Prova disso é Sá Leitão pretender continuar fomentando “projetos que visem ao lucro”. Mas, fomentar por quê, perguntaria uma alma cândida: se a produção é considerada lucrativa, por que precisa ser fomentada?
De um secretário que ouça falar em cultura, não se espera que destrave o pino de segurança da sua pistola Browning (frase comumente atribuída a Hermann Göering), nem que puxe o talão de cheque (como diz o personagem do produtor ao de Fritz Lang, em O desprezo). Sá Leitão está longe desses extremos, mas sistematicamente profeça um desmedido ufanismo. Por difícil que seja, é preciso evitar formulações simplistas que aparentam ser novidade redentora. E reconhecer a complexidade da equação cinematográfica, além da diversidade inerente ao setor e o compromisso de não criar guetos.
Desburocratizar a máquina pública, outro projeto anunciado por Sá Leitão, é intenção louvável. Mas não será uma contradição em termos? A inadequação originária dos organismos municipais e federais de cinema parece infensa a adaptações que tentem lhes conferir a necessária agilidade.
Quanto à intenção de estabelecer “um fomento automático, com base no desempenho que o proponente obteve no ano anterior”, seria bom lembrar que esse não pode ser um critério exclusivo. Afinal, cinema é feito de altos e baixos, sucessos e fracassos, e ninguém pode ter performances olímpicas continuadas, ano após ano, por décadas.
Seria preciso que nossos gestores públicos fossem um pouco mais humildes, não pretendessem sempre ter solução pronta para tudo e não adotassem como dogma a impiedosa máxima segundo a qual “um diretor de cinema vale tanto quanto o seu último sucesso ou fracasso”.
Por mais difícil que seja avaliar projetos de produção de filmes, pois sempre há um componente subjetivo, é preciso ter a coragem de considerar dois critérios como prioritários: mérito artístico e currículo do proponente, asseguradas as oportunidades para os iniciantes.
É necessário, além disso, que alguém responda pelas decisões tomadas.
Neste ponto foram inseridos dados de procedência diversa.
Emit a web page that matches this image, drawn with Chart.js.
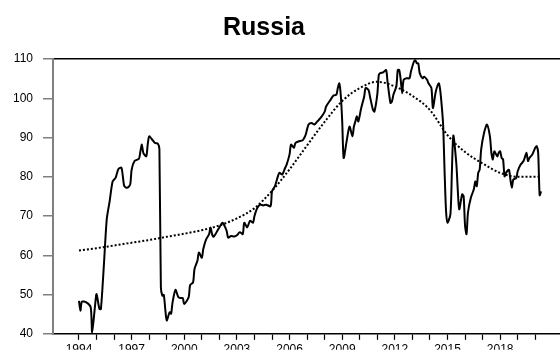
<!DOCTYPE html>
<html>
<head>
<meta charset="utf-8">
<script src="https://cdn.jsdelivr.net/npm/chart.js@4/dist/chart.umd.min.js"></script>
<style>
  html, body { margin: 0; padding: 0; background: #fff; }
  #c { display: block; }
</style>
</head>
<body>
<canvas id="c" width="560" height="351"></canvas>
<script>
// Real effective exchange rate index, Russia (monthly observations)
const months = [
  '1994-01','1994-02','1994-03','1994-06','1994-09','1994-10','1994-12',
  '1995-01','1995-03','1995-04','1995-06','1995-08','1995-10','1995-12',
  '1996-02','1996-04','1996-06','1996-07','1996-08','1996-10','1996-12',
  '1997-01','1997-03','1997-06','1997-07','1997-08','1997-09','1997-11','1997-12',
  '1998-01','1998-03','1998-05','1998-07','1998-08','1998-09','1998-10','1998-11','1998-12',
  '1999-01','1999-03','1999-04','1999-05','1999-07','1999-09','1999-11','1999-12',
  '2000-01','2000-04','2000-05','2000-07','2000-08','2000-10','2000-11',
  '2001-01','2001-02','2001-04','2001-06','2001-07','2001-08','2001-09','2001-11',
  '2002-01','2002-03','2002-04','2002-06','2002-07','2002-09','2002-11',
  '2003-01','2003-03','2003-05','2003-06','2003-08','2003-10','2003-12',
  '2004-01','2004-03','2004-05','2004-07','2004-09','2004-12',
  '2005-01','2005-03','2005-05','2005-06','2005-08','2005-10','2005-11',
  '2006-01','2006-02','2006-04','2006-05','2006-07','2006-10','2006-11','2006-12',
  '2007-02','2007-04','2007-06','2007-08','2007-09','2007-11',
  '2008-01','2008-02','2008-05','2008-07','2008-09','2008-10','2008-11','2008-12',
  '2009-01','2009-02','2009-04','2009-06','2009-08','2009-09','2009-10','2009-11','2009-12',
  '2010-02','2010-04','2010-05','2010-07','2010-08','2010-10','2010-11',
  '2011-01','2011-02','2011-03','2011-05','2011-07','2011-08','2011-10','2011-11','2011-12',
  '2012-02','2012-03','2012-04','2012-05','2012-06','2012-07','2012-09','2012-11','2012-12',
  '2013-02','2013-03','2013-04','2013-05','2013-06','2013-08','2013-09','2013-11','2013-12',
  '2014-02','2014-03','2014-05','2014-07','2014-08','2014-09','2014-10','2014-11','2014-12',
  '2015-01','2015-03','2015-04','2015-05','2015-07','2015-08','2015-09','2015-11','2015-12',
  '2016-01','2016-02','2016-03','2016-05','2016-07','2016-08','2016-09','2016-10','2016-11','2016-12',
  '2017-02','2017-04','2017-06','2017-07','2017-08','2017-09','2017-11','2017-12',
  '2018-01','2018-02','2018-03','2018-04','2018-05','2018-07','2018-08','2018-09','2018-10','2018-12',
  '2019-01','2019-03','2019-05','2019-07','2019-08','2019-09','2019-11',
  '2020-01','2020-02','2020-03','2020-04','2020-05'
];
const reer = [
  48.4,45.9,48.2,48.0,46.8,40.4,47.2,
  50.1,46.3,46.3,57.3,69.2,73.8,78.8,
  79.7,82.0,82.3,80.1,77.6,77.2,78.0,
  81.8,84.0,84.6,86.5,88.2,86.1,85.2,88.2,
  90.3,89.5,88.6,88.4,87.0,51.9,49.7,49.9,46.3,
  43.4,45.5,45.1,48.0,51.2,49.3,49.1,49.1,
  47.6,49.3,52.4,53.1,56.5,58.6,60.7,
  59.4,61.6,64.1,65.4,67.1,65.4,64.7,65.8,
  67.1,68.3,67.9,66.2,64.5,64.9,64.8,
  65.1,65.9,65.4,68.3,67.1,68.8,68.3,
  70.0,72.1,72.9,72.7,72.9,72.5,
  76.3,77.6,80.1,81.0,80.6,82.3,83.1,
  85.7,88.2,87.4,88.6,89.0,89.3,89.9,90.7,
  93.3,93.7,93.3,94.1,94.5,95.4,
  96.6,97.9,99.6,100.7,100.9,102.6,103.8,100.9,
  94.1,84.8,89.0,92.8,90.3,92.8,94.1,95.4,94.1,
  97.5,100.4,102.6,102.1,100.4,97.1,96.6,
  101.0,105.9,106.4,106.6,107.2,104.2,98.8,99.2,100.9,
  103.0,107.2,107.2,104.7,101.3,104.7,105.1,105.1,106.8,
  109.3,109.7,108.9,108.9,106.4,105.1,105.5,104.7,103.8,
  102.6,97.5,101.7,103.8,102.1,98.3,93.3,81.4,71.3,
  68.3,70.5,81.4,90.5,83.5,76.8,71.7,75.5,75.1,
  67.5,65.4,70.9,74.7,76.8,78.8,77.6,81.0,81.8,86.9,
  91.2,93.3,90.3,86.1,84.4,86.5,85.2,86.1,
  86.5,84.8,84.4,80.1,81.0,81.8,79.3,77.2,79.3,79.7,
  81.4,83.1,84.0,86.1,84.0,84.8,85.7,
  87.4,87.8,86.1,75.3,76.3
];

// Long-run trend of the index
const trendMonths = [
  '1994-01','1995-01','1996-01','1997-01','1998-01','1999-01','2000-01',
  '2001-01','2002-01','2003-01','2004-01','2005-01','2006-01','2007-01',
  '2008-01','2009-01','2010-01','2011-01','2012-01','2013-01','2014-01',
  '2015-01','2016-01','2017-01','2018-01','2019-01','2020-01','2020-03'
];
const trend = [
  61.2,61.8,62.5,63.2,63.9,64.7,65.5,
  66.4,67.6,69.4,72.0,76.4,81.9,88.0,
  94.0,99.3,102.6,104.2,103.0,100.6,97.0,
  90.6,86.3,83.4,81.0,80.0,80.0,80.0
];

// Axis ticks
const yearTicks = [];
for (let y = 1994; y <= 2020; y++) yearTicks.push(y);
const labelEvery = 3;
const yMin = 40, yMax = 110, yStep = 10;
const chartTitle = 'Russia';

function toYear(m) {
  const [y, mo] = m.split('-').map(Number);
  return y + (mo - 1) / 12;
}
const seriesPts = months.map((m, i) => ({ x: toYear(m), y: reer[i] }));
const trendPts = trendMonths.map((m, i) => ({ x: toYear(m), y: trend[i] }));

const titlePlugin = {
  id: 'plainTitle',
  afterDraw(chart) {
    const ctx = chart.ctx;
    ctx.save();
    ctx.fillStyle = '#000';
    ctx.font = 'bold 25px "Liberation Sans", Arial, sans-serif';
    ctx.textAlign = 'center';
    ctx.textBaseline = 'alphabetic';
    ctx.fillText(chartTitle, 264, 35);
    ctx.restore();
  }
};

new Chart(document.getElementById('c'), {
  type: 'line',
  data: {
    datasets: [
      {
        data: seriesPts,
        borderColor: '#000',
        borderWidth: 2,
        pointRadius: 0,
        tension: 0.25,
        fill: false
      },
      {
        data: trendPts,
        borderColor: '#000',
        borderWidth: 2,
        borderDash: [2, 2],
        pointRadius: 0,
        cubicInterpolationMode: 'monotone',
        fill: false
      }
    ]
  },
  options: {
    responsive: false,
    animation: false,
    devicePixelRatio: 1,
    layout: { padding: { top: 59, left: 0, right: 0, bottom: 0 } },
    plugins: {
      legend: { display: false },
      tooltip: { enabled: false },
      title: { display: false }
    },
    scales: {
      x: {
        type: 'linear',
        min: 1992.52,
        max: 2021.41,
        afterBuildTicks(scale) {
          scale.ticks = yearTicks.map(v => ({ value: v }));
        },
        afterFit(scale) { scale.height = 16; },
        ticks: {
          autoSkip: false,
          maxRotation: 0,
          padding: 3,
          color: '#000',
          font: { family: '"Liberation Sans", Arial, sans-serif', size: 12 },
          callback(v) { return (v - yearTicks[0]) % labelEvery === 0 ? String(v) : ''; }
        },
        grid: {
          display: true,
          drawOnChartArea: false,
          drawTicks: true,
          tickLength: 6,
          tickColor: '#000',
          tickWidth: 1.2
        },
        border: { display: true, color: '#000', width: 1.5 }
      },
      y: {
        min: yMin,
        max: yMax,
        afterFit(scale) { scale.width = 53; },
        ticks: {
          stepSize: yStep,
          padding: 10,
          color: '#000',
          font: { family: '"Liberation Sans", Arial, sans-serif', size: 12 }
        },
        grid: {
          display: true,
          drawTicks: true,
          tickLength: 10,
          tickColor: '#808080',
          tickWidth: 1.5,
          lineWidth: 1.5,
          color: (c) => (c.tick && c.tick.value === yMax ? '#000' : 'rgba(0,0,0,0)')
        },
        border: { display: true, color: '#808080', width: 2 }
      }
    }
  },
  plugins: [titlePlugin]
});
</script>
</body>
</html>
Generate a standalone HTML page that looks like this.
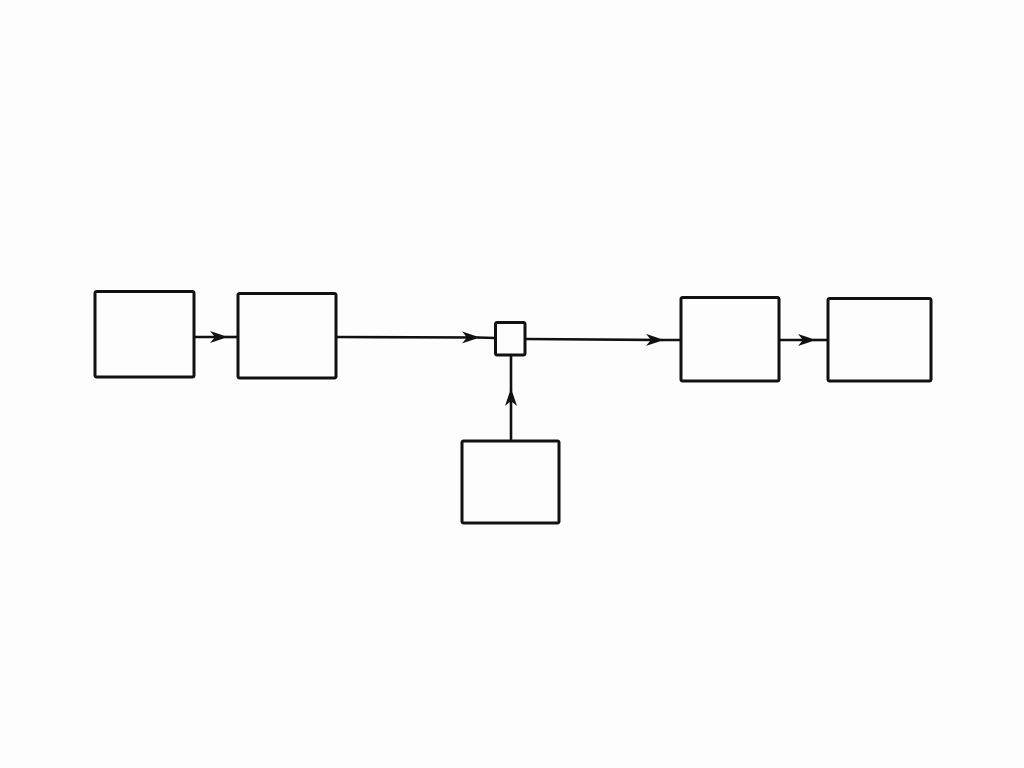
<!DOCTYPE html>
<html><head><meta charset="utf-8"><style>html,body{margin:0;padding:0;background:#fdfdfd;}svg{display:block}</style></head>
<body>
<svg width="1024" height="768" viewBox="0 0 1024 768" xmlns="http://www.w3.org/2000/svg">
<defs>
<marker id="a" viewBox="0 0 18 12" refX="17" refY="6" markerWidth="18" markerHeight="12" markerUnits="userSpaceOnUse" orient="auto">
<path d="M0,0 L18,6 L0,12 L5,6 Z" fill="#111"/>
</marker>
</defs>
<g fill="none" stroke="#111" stroke-width="3" stroke-linejoin="round">
<rect x="95" y="291.5" width="99" height="85.5" rx="1.5"/>
<rect x="238" y="293.5" width="98" height="84.5" rx="1.5"/>
<rect x="495.5" y="322.5" width="29.5" height="32.5" rx="1.5"/>
<rect x="462" y="441" width="97" height="82" rx="1.5"/>
<rect x="681" y="297.5" width="98" height="83.5" rx="1.5"/>
<rect x="828" y="298.5" width="103" height="82.5" rx="1.5"/>
</g>
<g stroke="#111" stroke-width="2.6" fill="none">
<line x1="194" y1="337" x2="227" y2="337" marker-end="url(#a)"/>
<line x1="226" y1="337" x2="238" y2="337"/>
<line x1="336" y1="337" x2="479" y2="337.5" marker-end="url(#a)"/>
<line x1="478" y1="337.5" x2="495" y2="338"/>
<line x1="525" y1="339" x2="663" y2="340" marker-end="url(#a)"/>
<line x1="662" y1="340" x2="681" y2="340"/>
<line x1="779" y1="340" x2="815" y2="340" marker-end="url(#a)"/>
<line x1="814" y1="340" x2="828" y2="340"/>
<line x1="511" y1="441" x2="511" y2="389" marker-end="url(#a)"/>
<line x1="511" y1="390" x2="511" y2="355"/>
</g>
</svg>
</body></html>
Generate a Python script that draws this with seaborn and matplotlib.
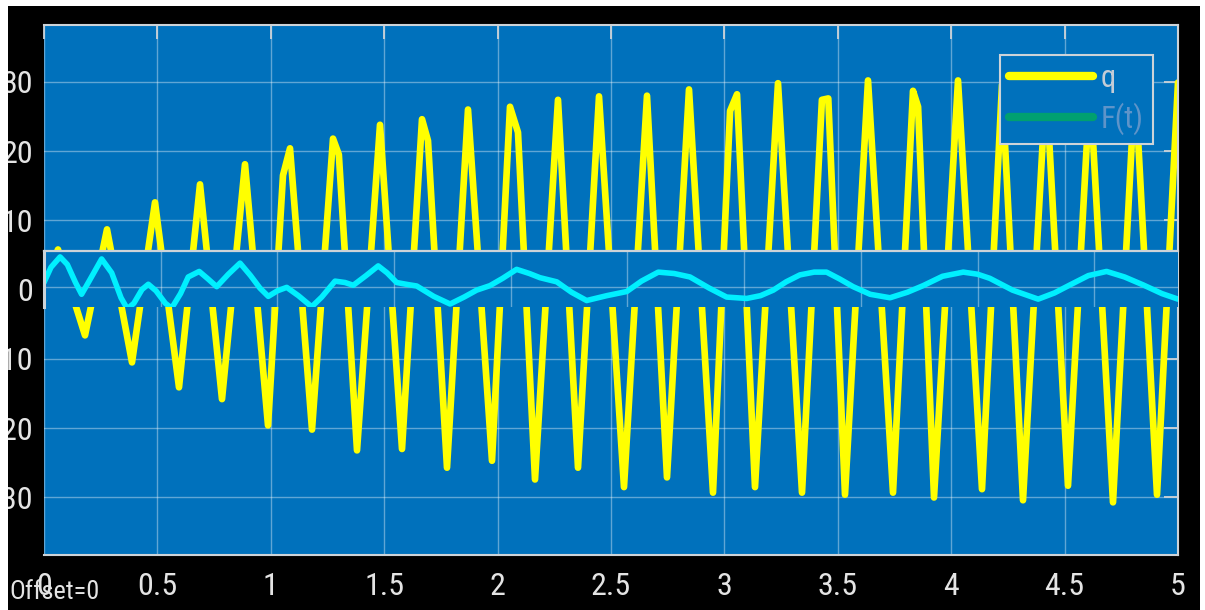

Editais podem parecer democráticos mas não passam de um processo decisório camuflado e irresponsável, pelo qual ninguém responde – dois anos depois, quando o filme fica pronto, quem fez parte da comissão que escolheu um filme em detrimento de outro permanece anônimo, sem qualquer vínculo com o resultado alcançado.
Para concluir, mesmo correndo o risco de ser tachado de anacrônico, um trecho da intervenção de Ricciotto Canudo na reunião organizada pela Federação do Espetáculo e o Clube dos Amigos da Sétima Arte, em 7 de julho de 1921: “Nós, os intelectuais e os artistas, que trabalhamos com nosso cérebro, procurando a alma humana e sua expressão, nós queremos que o nível intelectual, sentimental, moral do cinema seja elevado.
[…] E consideramos ao mesmo tempo, retomando o papel formidável do cinema, estar chocados com o absurdo das produções. Sempre os mesmos temas, as mesmas histórias, no fim das quais não se pensa em nada, não se adquiriu nada de novo, e que levam a dizer, depois de uma sessão de três horas: ‘Estou um pouco mais embrutecido, perdi alguma coisa da minha dignidade de homem’…
[…] O cinema, como um livro, como não importa qual obra de arte, deve representar a vida de um povo, a raça de onde surgiu. A sensibilidade profunda, a mentalidade de um povo é fixada em uma obra de arte. É preciso defender, é preciso salvar o filme francês, para manter íntegro e desenvolver em sua originalidade o gênio nacional. É preciso lutar contra o filme estrangeiro que, a longo prazo, […] nos faria ter uma mentalidade estrangeira inaceitável.”
Questões antigas que continuam atuais.